# Provided records:
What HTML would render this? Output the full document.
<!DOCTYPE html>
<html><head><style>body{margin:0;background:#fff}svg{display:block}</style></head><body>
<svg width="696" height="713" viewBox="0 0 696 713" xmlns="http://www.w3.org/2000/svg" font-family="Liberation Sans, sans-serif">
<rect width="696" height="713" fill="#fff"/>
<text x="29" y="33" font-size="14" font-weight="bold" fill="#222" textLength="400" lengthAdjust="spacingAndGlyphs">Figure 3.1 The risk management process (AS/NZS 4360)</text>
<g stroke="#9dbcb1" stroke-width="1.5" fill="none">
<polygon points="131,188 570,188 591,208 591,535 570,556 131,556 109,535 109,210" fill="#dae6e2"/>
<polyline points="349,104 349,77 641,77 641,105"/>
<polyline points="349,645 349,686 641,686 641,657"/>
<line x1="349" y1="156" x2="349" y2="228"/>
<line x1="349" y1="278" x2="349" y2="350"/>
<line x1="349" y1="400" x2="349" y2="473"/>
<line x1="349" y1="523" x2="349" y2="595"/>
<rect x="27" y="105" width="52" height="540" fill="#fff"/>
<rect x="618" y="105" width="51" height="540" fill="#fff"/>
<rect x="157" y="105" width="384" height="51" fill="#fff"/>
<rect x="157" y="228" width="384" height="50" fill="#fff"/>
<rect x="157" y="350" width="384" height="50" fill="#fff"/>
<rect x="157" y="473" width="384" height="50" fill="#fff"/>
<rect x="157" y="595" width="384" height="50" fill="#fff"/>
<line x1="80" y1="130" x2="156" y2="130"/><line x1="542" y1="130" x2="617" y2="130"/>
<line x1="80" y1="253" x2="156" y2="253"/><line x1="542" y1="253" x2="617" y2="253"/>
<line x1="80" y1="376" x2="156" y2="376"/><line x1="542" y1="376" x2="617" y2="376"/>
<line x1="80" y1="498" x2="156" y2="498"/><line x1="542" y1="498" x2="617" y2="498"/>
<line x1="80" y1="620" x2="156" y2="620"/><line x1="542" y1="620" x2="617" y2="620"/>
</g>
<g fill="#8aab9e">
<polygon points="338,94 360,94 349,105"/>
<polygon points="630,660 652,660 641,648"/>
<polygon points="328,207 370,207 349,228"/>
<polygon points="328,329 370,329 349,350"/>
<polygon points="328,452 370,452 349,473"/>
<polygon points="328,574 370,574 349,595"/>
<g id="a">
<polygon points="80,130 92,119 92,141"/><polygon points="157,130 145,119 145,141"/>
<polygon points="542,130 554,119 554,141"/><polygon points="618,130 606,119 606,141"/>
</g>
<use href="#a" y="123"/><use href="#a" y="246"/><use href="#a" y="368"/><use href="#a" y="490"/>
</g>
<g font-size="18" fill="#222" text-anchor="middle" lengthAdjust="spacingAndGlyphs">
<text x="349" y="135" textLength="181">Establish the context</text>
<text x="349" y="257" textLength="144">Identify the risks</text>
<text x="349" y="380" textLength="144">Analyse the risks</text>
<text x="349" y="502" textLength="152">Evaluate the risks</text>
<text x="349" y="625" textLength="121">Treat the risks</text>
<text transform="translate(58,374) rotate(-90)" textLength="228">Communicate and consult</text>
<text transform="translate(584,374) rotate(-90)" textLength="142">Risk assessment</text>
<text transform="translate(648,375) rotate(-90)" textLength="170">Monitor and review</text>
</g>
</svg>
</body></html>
* * *
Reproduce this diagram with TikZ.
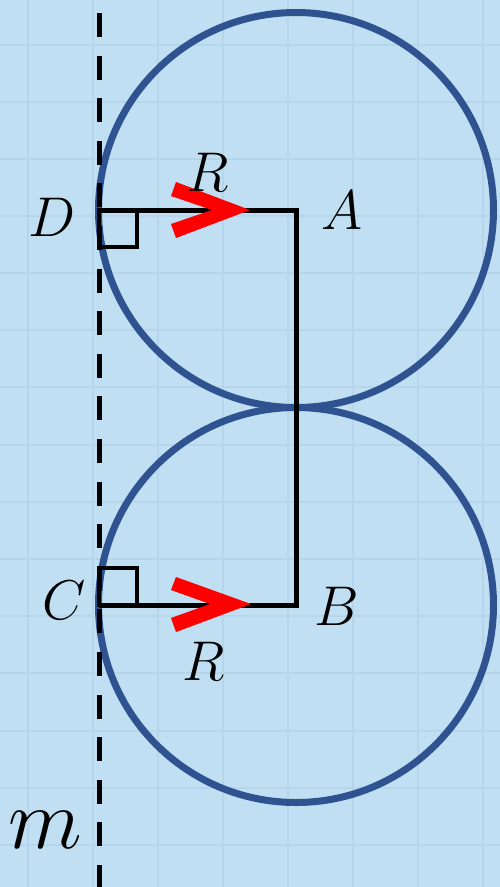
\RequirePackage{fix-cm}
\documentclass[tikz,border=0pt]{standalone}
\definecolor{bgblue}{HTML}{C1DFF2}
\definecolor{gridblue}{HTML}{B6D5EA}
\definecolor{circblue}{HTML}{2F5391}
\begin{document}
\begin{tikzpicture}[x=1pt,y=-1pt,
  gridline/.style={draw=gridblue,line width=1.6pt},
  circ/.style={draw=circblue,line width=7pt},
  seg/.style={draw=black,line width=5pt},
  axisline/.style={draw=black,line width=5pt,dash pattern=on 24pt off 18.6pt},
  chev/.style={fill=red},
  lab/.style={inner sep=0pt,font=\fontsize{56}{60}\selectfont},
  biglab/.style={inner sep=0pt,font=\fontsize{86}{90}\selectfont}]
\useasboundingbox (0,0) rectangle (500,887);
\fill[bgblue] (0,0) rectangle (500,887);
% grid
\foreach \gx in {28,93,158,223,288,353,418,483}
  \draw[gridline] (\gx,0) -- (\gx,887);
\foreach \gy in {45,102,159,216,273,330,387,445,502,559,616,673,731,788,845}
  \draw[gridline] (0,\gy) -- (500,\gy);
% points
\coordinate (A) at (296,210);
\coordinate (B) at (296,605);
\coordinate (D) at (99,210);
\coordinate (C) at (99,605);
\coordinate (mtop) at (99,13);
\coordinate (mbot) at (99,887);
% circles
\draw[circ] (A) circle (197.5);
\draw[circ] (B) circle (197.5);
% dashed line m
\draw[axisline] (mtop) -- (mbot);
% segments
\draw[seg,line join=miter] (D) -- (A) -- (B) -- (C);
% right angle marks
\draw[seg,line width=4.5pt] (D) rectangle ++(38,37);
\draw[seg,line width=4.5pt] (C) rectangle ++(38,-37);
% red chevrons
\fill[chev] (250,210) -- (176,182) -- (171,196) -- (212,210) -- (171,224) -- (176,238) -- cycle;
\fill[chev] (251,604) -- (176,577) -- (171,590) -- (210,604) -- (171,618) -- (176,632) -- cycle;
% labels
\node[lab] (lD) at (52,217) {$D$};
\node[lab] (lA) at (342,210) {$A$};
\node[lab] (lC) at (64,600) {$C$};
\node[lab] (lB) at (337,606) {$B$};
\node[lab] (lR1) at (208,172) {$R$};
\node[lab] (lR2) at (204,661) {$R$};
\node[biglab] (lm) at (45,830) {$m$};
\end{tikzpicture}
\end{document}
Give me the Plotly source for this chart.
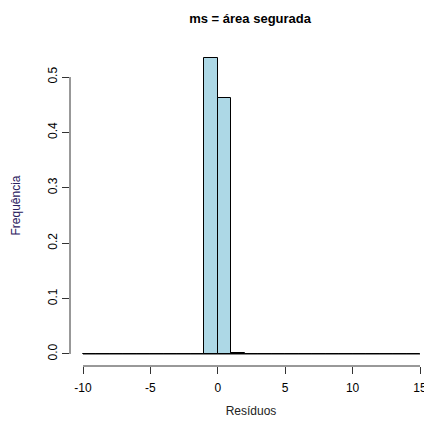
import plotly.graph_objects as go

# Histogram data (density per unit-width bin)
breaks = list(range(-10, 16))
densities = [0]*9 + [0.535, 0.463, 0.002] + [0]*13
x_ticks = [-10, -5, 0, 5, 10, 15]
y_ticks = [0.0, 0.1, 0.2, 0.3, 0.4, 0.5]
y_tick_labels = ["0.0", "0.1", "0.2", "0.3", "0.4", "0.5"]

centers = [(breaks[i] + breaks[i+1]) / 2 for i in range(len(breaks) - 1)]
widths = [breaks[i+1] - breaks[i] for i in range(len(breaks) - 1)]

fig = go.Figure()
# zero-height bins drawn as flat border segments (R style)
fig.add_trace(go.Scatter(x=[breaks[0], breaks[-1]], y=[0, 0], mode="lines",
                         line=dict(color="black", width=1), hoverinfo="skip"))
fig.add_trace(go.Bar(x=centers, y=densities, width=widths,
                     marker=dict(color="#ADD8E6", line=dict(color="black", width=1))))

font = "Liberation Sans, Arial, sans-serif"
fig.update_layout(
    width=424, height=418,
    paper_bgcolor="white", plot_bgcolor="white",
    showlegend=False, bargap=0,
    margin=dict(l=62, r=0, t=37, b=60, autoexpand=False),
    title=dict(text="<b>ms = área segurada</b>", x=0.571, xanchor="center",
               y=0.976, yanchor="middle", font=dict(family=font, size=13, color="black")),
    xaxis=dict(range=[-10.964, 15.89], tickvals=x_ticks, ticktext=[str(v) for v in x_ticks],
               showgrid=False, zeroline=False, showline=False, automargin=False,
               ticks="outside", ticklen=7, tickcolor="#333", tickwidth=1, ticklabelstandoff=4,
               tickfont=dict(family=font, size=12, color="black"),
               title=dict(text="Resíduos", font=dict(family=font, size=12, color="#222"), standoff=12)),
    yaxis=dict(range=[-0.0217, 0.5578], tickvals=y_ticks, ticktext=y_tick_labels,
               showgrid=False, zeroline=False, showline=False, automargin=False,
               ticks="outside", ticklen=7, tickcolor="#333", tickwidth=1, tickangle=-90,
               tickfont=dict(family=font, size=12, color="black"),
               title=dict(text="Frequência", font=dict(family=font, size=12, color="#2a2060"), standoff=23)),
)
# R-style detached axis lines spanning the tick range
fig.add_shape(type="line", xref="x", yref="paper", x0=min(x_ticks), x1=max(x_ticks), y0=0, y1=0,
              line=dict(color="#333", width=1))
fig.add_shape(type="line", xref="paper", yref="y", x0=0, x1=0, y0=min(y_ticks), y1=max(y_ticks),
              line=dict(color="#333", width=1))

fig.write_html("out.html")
--
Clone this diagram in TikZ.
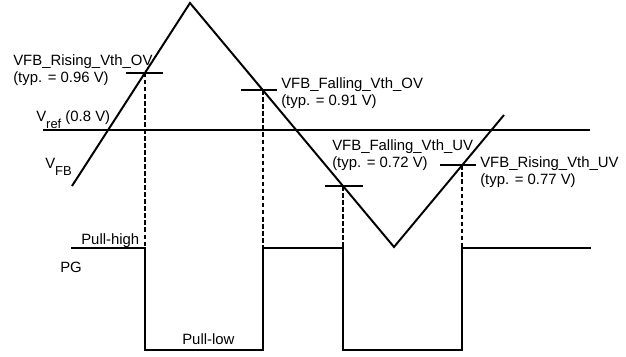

# Directive:
Give again, word for word, only the lines starting at the line with "Give me the Plotly source for this chart." and ending at the line with "widths = [breaks[i+1]", keeping both end lines; pictures stay out.

# Response for this exercise:
Give me the Plotly source for this chart.
import plotly.graph_objects as go

# Histogram data (density per unit-width bin)
breaks = list(range(-10, 16))
densities = [0]*9 + [0.535, 0.463, 0.002] + [0]*13
x_ticks = [-10, -5, 0, 5, 10, 15]
y_ticks = [0.0, 0.1, 0.2, 0.3, 0.4, 0.5]
y_tick_labels = ["0.0", "0.1", "0.2", "0.3", "0.4", "0.5"]

centers = [(breaks[i] + breaks[i+1]) / 2 for i in range(len(breaks) - 1)]
widths = [breaks[i+1] - breaks[i] for i in range(len(breaks) - 1)]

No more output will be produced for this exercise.